Sevgili Mehmet Acet “Göç zenginliktir, korkuya gerek yok” başlıklı dünkü yazısında Suriyelilerin Türkiye’ye değer kattığını anlatmış. Son cümle olarak da, “Bu durumda ‘Suriyeliler geldi huzurumuz kaçtı’ cümlesi de fazla propaganda kokan bir cümle haline dönüşüyor” diyor.
Yazının bir bölümünde de şöyle diyor, “(…) Unkapanı köprüsünden Fatih’e çıkarsanız, o bölgedeki değişimi bir Fatihli size daha iyi anlatabilir.” Bu cümleyi pas olarak kabul ediyorum ve bir Fatihli olarak Suriyeliler meselesini bir kez daha anlatmak istiyorum.
Fatih’te 300 ruhsatlı iş yeri var Suriyelilerin. Ve İstanbul genelinde 500 bin olan Suriyeli nüfusu Fatih’te 110 bin civarında. Fakiri az. Orta sınıfı çok.
Suriyelilerin işyerlerinin çok olduğu bir caddede oturuyorum. Değişimi gözlüyorum.
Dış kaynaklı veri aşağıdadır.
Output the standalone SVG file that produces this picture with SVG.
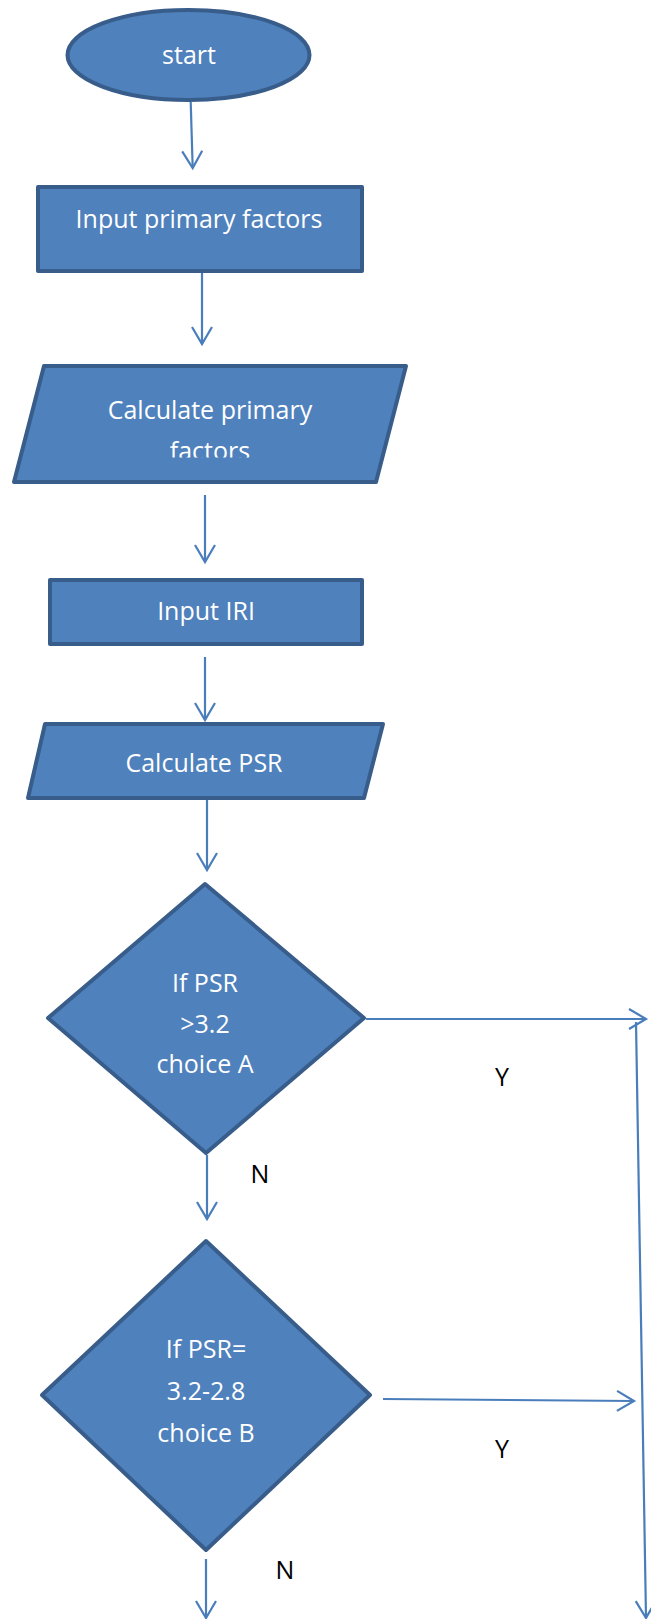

Mesela, tek tük kalmış Türk esnafı, tabelasına “Türk Lokantası” yazma ihtiyacı duydu çoktan!
Yine apartmanlarda oturan Suriyeli ailelerden tanıdıklarım var. O ailelerin, apartmandaki yerleşik düzeni nasıl dönüştürdüklerini burada anlatmayacağım, canımız çok sıkılır zira…
Bir de alışkanlıklarının tamamını gelirken yanlarında getirdiklerini söylememe müsaade edin.